Sunday, October 6, 2013

Detroit—Portland Playhouse—NE Portland

Suburban Nightmare

This comedy-drama is written by Lisa D’Amour and directed by Brian Weaver (P/P’s Artistic Director).   It is playing at their space at 602 NE Prescott St. (parking on 6th St. at the King School lot, two blocks North of the theatre).  For more information go to their site at www.portlandplayhouse.org or call 503-488-5822.

“Walls make good neighbors,” as the poet, Robert Frost, once said.  It is obvious fairly quickly in this story that this advice is ignored.  We see what we want to see, or expect to see, but rarely what actually is.  This may take place in the suburbs in Detroit but it is really Any City, USA.  And the two couples we follow may resemble people you know and, if being honest by looking in the mirror, just might be a portion of ourselves.

Ben (Jason Rouse) had just recently been laid off from his job.  He decides to try a business of his own doing financial advice for others on the Web.  He’s a stay-at-home, couch potato with dreams of grandeur.  His wife, Mary (Brooke Totman), brings home the bacon and is a bit of a lush.  She has dreams, too, but of a home in the woods with Nature, and this stifling atmosphere of suburban life might be literally driving her to drink or madness (whichever comes first).

Enter into this mundane Eden, Kenny (Victor Mack) and his wife, Sharon (Kelly Tallent), the new, next-door neighbors.  They are just recently out of a substance abuse treatment center and are looking to rebuild their lives.  Kenny seems to be an energetic, street-savvy individual looking for fun.  And Sharon may not be the sharpest knife in the drawer intellectually, but is a straight-talker and raw and organic is her manner.

At first, these two couples offer tentative gestures toward each other to finding common ground for a relationship.  They seem to be worlds apart on the social and financial scale.  Ben and Mary are fairly well off and Kenny and Sharon have almost nothing in their house.  Sharon has a potty mouth and their neighbors are somewhat more refined.  But as they break bread (and furniture) with each other and drink and shares dreams (some rather bizarre) they form a tenuous bond.

Strangely, it is Sharon that seems to be the connecting force between all of them.  Whatever layers exist within individuals, she has a way of peeling them back until just the raw nerve is exposed.  Eventually Sharon and Mary forge forward on a futile camping trip and Ben and Kenny decide to venture into male bonding in an equally futile trip to titty-bars.  When reunited, they fire up their relationship, quite literally, and life is never the same for them again.  I won’t be a spoiler and give away the ending but another neighbor, Frank (Blaine Palmer) attempts to shed some light on the subject.

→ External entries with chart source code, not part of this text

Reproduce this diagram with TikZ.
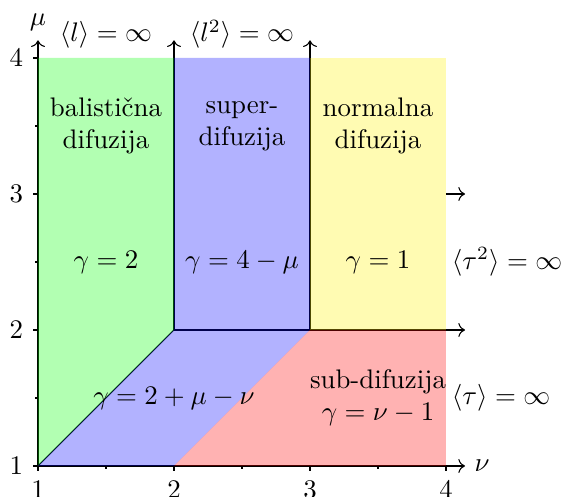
\documentclass[tikz,border=0pt]{standalone}
\usepackage{amsmath}
\usetikzlibrary{arrows.meta,positioning}

\begin{document}
\begin{tikzpicture}[x=1.78cm,y=1.78cm,
  region/.style={fill opacity=0.3},
  lbl/.style={align=center}]
\useasboundingbox (0.7206,0.779) rectangle (4.868,4.4265);
\coordinate (o) at (1,1);
\coordinate (xend) at (4.14,1);
\coordinate (yend) at (1,4.13);
\coordinate (m) at (2,2);
\coordinate (n) at (3,2);
\coordinate (mtop) at (2,4.13);
\coordinate (ntop) at (3,4.13);
\coordinate (rend) at (4.14,2);
\coordinate (p) at (4,3);
\coordinate (pend) at (4.14,3);
% axes and ticks
\draw[->] (o) -- (xend) node[right] (nu) {$\nu$};
\draw[->] (o) -- (yend) node[above] (mu) {$\mu$};
\foreach \i in {1,...,4}{
  \draw (\i,1) -- ++(0,-2pt) node[below] (xt\i) {$\i$};
  \draw (1,\i) -- ++(-2pt,0) node[left] (yt\i) {$\i$};
}
\foreach \i in {1.5,2.5,3.5}{
  \draw (\i,1) -- ++(0,-1pt);
  \draw (1,\i) -- ++(-1pt,0);
}
% borders
\draw (o) -- (m);
\draw[->] (m) -- (mtop);
\draw[->] (n) -- (ntop);
\draw[->] (m) -- (rend);
\draw[->] (p) -- (pend);
% regions
\fill[green,region] (1,1) -- (2,2) -- (2,4) -- (1,4) -- cycle;
\fill[blue,region] (1,1) -- (2,1) -- (3,2) -- (3,4) -- (2,4) -- (2,2) -- cycle;
\fill[yellow,region] (3,2) rectangle (4,4);
\fill[red,region] (2,1) -- (4,1) -- (4,2) -- (3,2) -- cycle;
% labels
\node[lbl] (bal) at (1.5,3.5) {balistična\\difuzija};
\node[lbl] (sup) at (2.5,3.5) {super-\\difuzija};
\node[lbl] (nor) at (3.5,3.5) {normalna\\difuzija};
\node (g1) at (1.5,2.5) {$\gamma=2$};
\node (g2) at (2.5,2.5) {$\gamma=4-\mu$};
\node (g3) at (3.5,2.5) {$\gamma=1$};
\node (g4) at (2,1.5) {$\gamma=2+\mu-\nu$};
\node[lbl] (sub) at (3.5,1.5) {sub-difuzija\\$\gamma=\nu-1$};
\node[above] (l1) at (1.5,4) {$\langle l\rangle=\infty$};
\node[above] (l2) at (2.5,4) {$\langle l^2\rangle=\infty$};
\node[right,inner sep=2pt] (t2) at (4,2.5) {$\langle\tau^2\rangle=\infty$};
\node[right,inner sep=2pt] (t1) at (4,1.5) {$\langle\tau\rangle=\infty$};
\end{tikzpicture}
\end{document}
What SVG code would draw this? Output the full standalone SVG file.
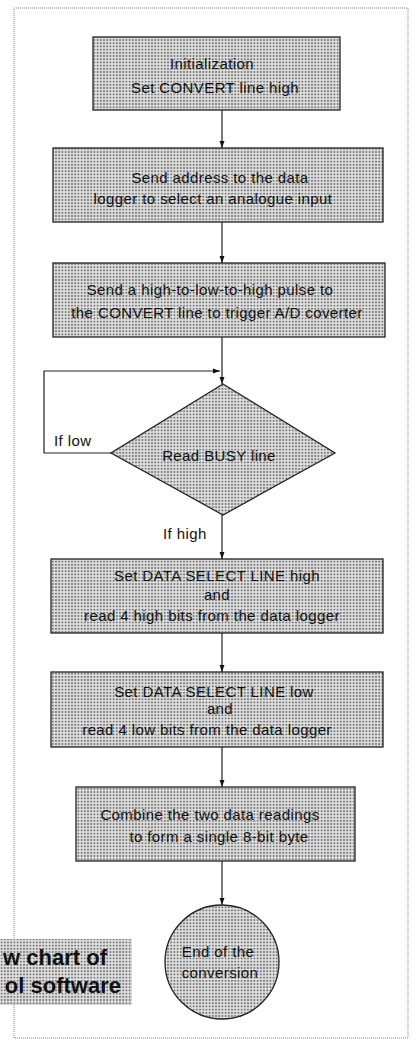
<svg xmlns="http://www.w3.org/2000/svg" width="412" height="1041" viewBox="0 0 412 1041">
<style>
text{font-family:"Liberation Sans",Arial,sans-serif;font-size:15px;letter-spacing:0.4px;fill:#111;text-anchor:middle;dominant-baseline:central}
.shape{fill:url(#dots);stroke:#222;stroke-width:1.3}
.conn{fill:none;stroke:#222;stroke-width:1.2}
.lbl{text-anchor:start}
.title{font-weight:bold;font-size:22px;letter-spacing:0;text-anchor:end}
</style>
<defs>
<pattern id="dots" width="3.2" height="3.2" patternUnits="userSpaceOnUse">
<rect width="3.2" height="3.2" fill="#e6e6e6"/>
<circle cx="1.6" cy="1.6" r="1.1" fill="#7a7a7a"/>
</pattern>
<marker id="arrv" viewBox="0 0 10 10" refX="10" refY="5" markerWidth="11" markerHeight="7" markerUnits="userSpaceOnUse" orient="auto">
<path d="M0,1.5 L10,5 L0,8.5 Z" fill="#111"/>
</marker>
</defs>
<rect width="412" height="1041" fill="#fff"/>
<rect x="14" y="8" width="394" height="1030" fill="none" stroke="#888" stroke-width="1" stroke-dasharray="1 1"/>

<g id="connectors">
<line class="conn" x1="222" y1="110" x2="222" y2="148" marker-end="url(#arrv)"/>
<line class="conn" x1="222" y1="222" x2="222" y2="263" marker-end="url(#arrv)"/>
<line class="conn" x1="222" y1="337" x2="222" y2="384" marker-end="url(#arrv)"/>
<polyline class="conn" points="111,453 44,453 44,371 220,371" marker-end="url(#arrv)"/>
<line class="conn" x1="222" y1="515" x2="222" y2="559" marker-end="url(#arrv)"/>
<line class="conn" x1="222" y1="633" x2="222" y2="672" marker-end="url(#arrv)"/>
<line class="conn" x1="222" y1="747" x2="222" y2="787" marker-end="url(#arrv)"/>
<line class="conn" x1="222" y1="861" x2="222" y2="905" marker-end="url(#arrv)"/>
<text class="lbl" x="54" y="440">If low</text>
<text class="lbl" x="163" y="533">If high</text>
</g>

<g id="init">
<rect class="shape" x="93" y="37" width="247" height="73"/>
<text x="212" y="63">Initialization</text>
<text x="215" y="87">Set CONVERT line high</text>
</g>

<g id="address">
<rect class="shape" x="53" y="148" width="330" height="74"/>
<text x="220" y="177">Send address to the data</text>
<text x="213" y="198">logger to select an analogue input</text>
</g>

<g id="pulse">
<rect class="shape" x="53" y="263" width="332" height="74"/>
<text x="210" y="289">Send a high-to-low-to-high pulse to</text>
<text x="217" y="312">the CONVERT line to trigger A/D coverter</text>
</g>

<g id="busy">
<polygon class="shape" points="223,384 335,453 223,515 111,453"/>
<text x="219" y="455">Read BUSY line</text>
</g>

<g id="highbits">
<rect class="shape" x="51" y="559" width="332" height="74"/>
<text x="217" y="575">Set DATA SELECT LINE high</text>
<text x="217" y="594">and</text>
<text x="212" y="615">read 4 high bits from the data logger</text>
</g>

<g id="lowbits">
<rect class="shape" x="51" y="672" width="332" height="75"/>
<text x="214" y="691">Set DATA SELECT LINE low</text>
<text x="220" y="708">and</text>
<text x="207" y="729">read 4 low bits from the data logger</text>
</g>

<g id="combine">
<rect class="shape" x="76" y="787" width="279" height="74"/>
<text x="210" y="814">Combine the two data readings</text>
<text x="219" y="836">to form a single 8-bit byte</text>
</g>

<g id="end">
<circle class="shape" cx="222" cy="962" r="57"/>
<text x="218" y="951">End of the</text>
<text x="220" y="972">conversion</text>
</g>

<g id="title">
<rect x="0" y="939" width="132" height="66" fill="url(#dots)"/>
<text class="title" x="107" y="957">w chart of</text>
<text class="title" x="121" y="985">ol software</text>
</g>
</svg>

This is a powerful show with some of the best acting I’ve seen.  The main four characters are so good you can’t imagine them being anybody else offstage.  And that is probably the best compliment you can offer an actor.  They are totally immersed in their roles and their energy must be so high that I’m sure they’re exhausted when they finally dissolve into the “real” world after the show.

Rouse is super in creating for us a complex person in which you can laugh with but also fell sorry for.  Totman is amazing at keeping us guessing as to what her persona will reveal about her next.  Mack has already shown his acting chops to good form over the past years and is equally good here at attempting to create a balance between four diverse worlds.  And Tallent is extraordinary as the icebreaker, the unrelenting, driving force that splits apart this berg, sailor-mouth and all, to reveal the cold splinters beneath.  She is a talent, indeed, to be reckoned with!

Weaver is certainly a master at putting the numerous pieces together to form this uneasy union.  His attention to detail, his ability to keep the audience guessing and his perceptive ability to guide his actors through such slippery, emotional slopes is what theatre is all about.  And the sound (Rodolfo Ortega) and the scenic/lighting effects (Daniel Meeker), even to birds and dogs adding chorus in the background, to the smell of smoke at a decisive moment, are quite impressive!

I highly recommend this production, especially for the acting.  It does, as mentioned, have some swearing, so be advised.  If you do choose to see it, tell them Dennis sent you.